## start THE DATA
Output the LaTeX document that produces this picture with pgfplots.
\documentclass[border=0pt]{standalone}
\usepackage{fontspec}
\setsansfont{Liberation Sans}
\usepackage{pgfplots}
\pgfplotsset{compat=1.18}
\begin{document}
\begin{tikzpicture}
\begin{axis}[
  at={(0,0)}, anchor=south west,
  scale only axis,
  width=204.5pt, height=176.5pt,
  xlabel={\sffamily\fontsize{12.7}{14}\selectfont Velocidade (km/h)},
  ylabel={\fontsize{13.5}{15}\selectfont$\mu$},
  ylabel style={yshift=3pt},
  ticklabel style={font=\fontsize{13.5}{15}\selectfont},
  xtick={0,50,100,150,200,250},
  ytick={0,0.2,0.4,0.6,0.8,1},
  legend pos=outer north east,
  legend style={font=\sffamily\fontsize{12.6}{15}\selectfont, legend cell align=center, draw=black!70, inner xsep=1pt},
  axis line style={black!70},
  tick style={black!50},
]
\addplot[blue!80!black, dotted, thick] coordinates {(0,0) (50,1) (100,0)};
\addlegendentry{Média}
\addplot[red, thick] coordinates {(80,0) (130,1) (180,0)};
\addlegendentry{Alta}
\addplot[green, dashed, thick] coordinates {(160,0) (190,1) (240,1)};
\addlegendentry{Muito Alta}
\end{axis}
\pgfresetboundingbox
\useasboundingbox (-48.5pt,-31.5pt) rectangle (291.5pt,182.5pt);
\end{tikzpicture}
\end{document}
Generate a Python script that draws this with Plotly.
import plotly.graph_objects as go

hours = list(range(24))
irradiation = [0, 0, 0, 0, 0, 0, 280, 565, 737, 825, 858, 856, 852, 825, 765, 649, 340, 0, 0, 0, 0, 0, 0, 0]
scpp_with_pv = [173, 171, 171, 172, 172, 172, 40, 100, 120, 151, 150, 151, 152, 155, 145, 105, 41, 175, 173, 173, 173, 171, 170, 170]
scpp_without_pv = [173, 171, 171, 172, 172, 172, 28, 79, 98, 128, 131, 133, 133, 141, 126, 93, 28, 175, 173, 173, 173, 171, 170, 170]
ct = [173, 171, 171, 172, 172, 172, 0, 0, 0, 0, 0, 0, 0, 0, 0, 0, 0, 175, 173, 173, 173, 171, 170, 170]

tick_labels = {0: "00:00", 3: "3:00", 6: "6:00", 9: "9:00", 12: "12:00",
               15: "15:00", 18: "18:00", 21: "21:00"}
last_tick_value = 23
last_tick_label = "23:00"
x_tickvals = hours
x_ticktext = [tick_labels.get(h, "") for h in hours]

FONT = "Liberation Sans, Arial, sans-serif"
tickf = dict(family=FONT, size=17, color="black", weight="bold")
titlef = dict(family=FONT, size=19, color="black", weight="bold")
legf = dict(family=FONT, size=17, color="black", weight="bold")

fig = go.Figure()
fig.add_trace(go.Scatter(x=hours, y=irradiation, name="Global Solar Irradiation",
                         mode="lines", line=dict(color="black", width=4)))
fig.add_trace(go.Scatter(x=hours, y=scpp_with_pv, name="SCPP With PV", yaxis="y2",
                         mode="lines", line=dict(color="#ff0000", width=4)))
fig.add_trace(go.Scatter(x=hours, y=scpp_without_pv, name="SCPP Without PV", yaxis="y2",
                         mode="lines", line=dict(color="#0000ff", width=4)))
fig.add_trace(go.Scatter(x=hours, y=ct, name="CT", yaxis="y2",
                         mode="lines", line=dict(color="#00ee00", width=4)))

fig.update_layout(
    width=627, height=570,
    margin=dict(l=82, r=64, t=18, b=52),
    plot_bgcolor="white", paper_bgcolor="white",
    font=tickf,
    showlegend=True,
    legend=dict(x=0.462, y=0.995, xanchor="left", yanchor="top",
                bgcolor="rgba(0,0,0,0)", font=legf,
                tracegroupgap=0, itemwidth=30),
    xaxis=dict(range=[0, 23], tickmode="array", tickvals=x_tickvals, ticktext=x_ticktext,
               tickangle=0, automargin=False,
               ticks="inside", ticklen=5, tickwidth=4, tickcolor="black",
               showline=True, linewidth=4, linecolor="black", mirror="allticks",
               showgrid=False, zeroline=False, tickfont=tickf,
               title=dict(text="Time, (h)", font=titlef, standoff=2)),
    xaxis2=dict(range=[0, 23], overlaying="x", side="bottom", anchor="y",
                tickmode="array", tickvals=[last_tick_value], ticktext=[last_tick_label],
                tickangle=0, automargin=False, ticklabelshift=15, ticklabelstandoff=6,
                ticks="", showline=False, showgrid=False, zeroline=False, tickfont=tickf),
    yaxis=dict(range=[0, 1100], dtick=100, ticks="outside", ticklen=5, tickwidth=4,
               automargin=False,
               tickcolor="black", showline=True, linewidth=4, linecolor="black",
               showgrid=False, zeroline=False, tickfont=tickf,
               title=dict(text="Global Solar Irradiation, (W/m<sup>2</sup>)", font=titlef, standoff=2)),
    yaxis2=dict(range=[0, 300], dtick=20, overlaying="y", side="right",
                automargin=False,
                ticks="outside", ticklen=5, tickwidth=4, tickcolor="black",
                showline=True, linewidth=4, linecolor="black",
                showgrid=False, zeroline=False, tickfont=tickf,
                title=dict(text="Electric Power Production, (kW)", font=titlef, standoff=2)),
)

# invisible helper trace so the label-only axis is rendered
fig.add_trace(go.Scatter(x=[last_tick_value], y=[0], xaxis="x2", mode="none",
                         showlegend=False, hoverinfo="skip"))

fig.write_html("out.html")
## end THE DATA
WHAT THE TASK ASKS:
Output all preceding records character for character.

SOLUTION TO THE PROBLEM:
Output the LaTeX document that produces this picture with pgfplots.
\documentclass[border=0pt]{standalone}
\usepackage{fontspec}
\setsansfont{Liberation Sans}
\usepackage{pgfplots}
\pgfplotsset{compat=1.18}
\begin{document}
\begin{tikzpicture}
\begin{axis}[
  at={(0,0)}, anchor=south west,
  scale only axis,
  width=204.5pt, height=176.5pt,
  xlabel={\sffamily\fontsize{12.7}{14}\selectfont Velocidade (km/h)},
  ylabel={\fontsize{13.5}{15}\selectfont$\mu$},
  ylabel style={yshift=3pt},
  ticklabel style={font=\fontsize{13.5}{15}\selectfont},
  xtick={0,50,100,150,200,250},
  ytick={0,0.2,0.4,0.6,0.8,1},
  legend pos=outer north east,
  legend style={font=\sffamily\fontsize{12.6}{15}\selectfont, legend cell align=center, draw=black!70, inner xsep=1pt},
  axis line style={black!70},
  tick style={black!50},
]
\addplot[blue!80!black, dotted, thick] coordinates {(0,0) (50,1) (100,0)};
\addlegendentry{Média}
\addplot[red, thick] coordinates {(80,0) (130,1) (180,0)};
\addlegendentry{Alta}
\addplot[green, dashed, thick] coordinates {(160,0) (190,1) (240,1)};
\addlegendentry{Muito Alta}
\end{axis}
\pgfresetboundingbox
\useasboundingbox (-48.5pt,-31.5pt) rectangle (291.5pt,182.5pt);
\end{tikzpicture}
\end{document}
Generate a Python script that draws this with Plotly.
import plotly.graph_objects as go

hours = list(range(24))
irradiation = [0, 0, 0, 0, 0, 0, 280, 565, 737, 825, 858, 856, 852, 825, 765, 649, 340, 0, 0, 0, 0, 0, 0, 0]
scpp_with_pv = [173, 171, 171, 172, 172, 172, 40, 100, 120, 151, 150, 151, 152, 155, 145, 105, 41, 175, 173, 173, 173, 171, 170, 170]
scpp_without_pv = [173, 171, 171, 172, 172, 172, 28, 79, 98, 128, 131, 133, 133, 141, 126, 93, 28, 175, 173, 173, 173, 171, 170, 170]
ct = [173, 171, 171, 172, 172, 172, 0, 0, 0, 0, 0, 0, 0, 0, 0, 0, 0, 175, 173, 173, 173, 171, 170, 170]

tick_labels = {0: "00:00", 3: "3:00", 6: "6:00", 9: "9:00", 12: "12:00",
               15: "15:00", 18: "18:00", 21: "21:00"}
last_tick_value = 23
last_tick_label = "23:00"
x_tickvals = hours
x_ticktext = [tick_labels.get(h, "") for h in hours]

FONT = "Liberation Sans, Arial, sans-serif"
tickf = dict(family=FONT, size=17, color="black", weight="bold")
titlef = dict(family=FONT, size=19, color="black", weight="bold")
legf = dict(family=FONT, size=17, color="black", weight="bold")

fig = go.Figure()
fig.add_trace(go.Scatter(x=hours, y=irradiation, name="Global Solar Irradiation",
                         mode="lines", line=dict(color="black", width=4)))
fig.add_trace(go.Scatter(x=hours, y=scpp_with_pv, name="SCPP With PV", yaxis="y2",
                         mode="lines", line=dict(color="#ff0000", width=4)))
fig.add_trace(go.Scatter(x=hours, y=scpp_without_pv, name="SCPP Without PV", yaxis="y2",
                         mode="lines", line=dict(color="#0000ff", width=4)))
fig.add_trace(go.Scatter(x=hours, y=ct, name="CT", yaxis="y2",
                         mode="lines", line=dict(color="#00ee00", width=4)))

fig.update_layout(
    width=627, height=570,
    margin=dict(l=82, r=64, t=18, b=52),
    plot_bgcolor="white", paper_bgcolor="white",
    font=tickf,
    showlegend=True,
    legend=dict(x=0.462, y=0.995, xanchor="left", yanchor="top",
                bgcolor="rgba(0,0,0,0)", font=legf,
                tracegroupgap=0, itemwidth=30),
    xaxis=dict(range=[0, 23], tickmode="array", tickvals=x_tickvals, ticktext=x_ticktext,
               tickangle=0, automargin=False,
               ticks="inside", ticklen=5, tickwidth=4, tickcolor="black",
               showline=True, linewidth=4, linecolor="black", mirror="allticks",
               showgrid=False, zeroline=False, tickfont=tickf,
               title=dict(text="Time, (h)", font=titlef, standoff=2)),
    xaxis2=dict(range=[0, 23], overlaying="x", side="bottom", anchor="y",
                tickmode="array", tickvals=[last_tick_value], ticktext=[last_tick_label],
                tickangle=0, automargin=False, ticklabelshift=15, ticklabelstandoff=6,
                ticks="", showline=False, showgrid=False, zeroline=False, tickfont=tickf),
    yaxis=dict(range=[0, 1100], dtick=100, ticks="outside", ticklen=5, tickwidth=4,
               automargin=False,
               tickcolor="black", showline=True, linewidth=4, linecolor="black",
               showgrid=False, zeroline=False, tickfont=tickf,
               title=dict(text="Global Solar Irradiation, (W/m<sup>2</sup>)", font=titlef, standoff=2)),
    yaxis2=dict(range=[0, 300], dtick=20, overlaying="y", side="right",
                automargin=False,
                ticks="outside", ticklen=5, tickwidth=4, tickcolor="black",
                showline=True, linewidth=4, linecolor="black",
                showgrid=False, zeroline=False, tickfont=tickf,
                title=dict(text="Electric Power Production, (kW)", font=titlef, standoff=2)),
)

# invisible helper trace so the label-only axis is rendered
fig.add_trace(go.Scatter(x=[last_tick_value], y=[0], xaxis="x2", mode="none",
                         showlegend=False, hoverinfo="skip"))

fig.write_html("out.html")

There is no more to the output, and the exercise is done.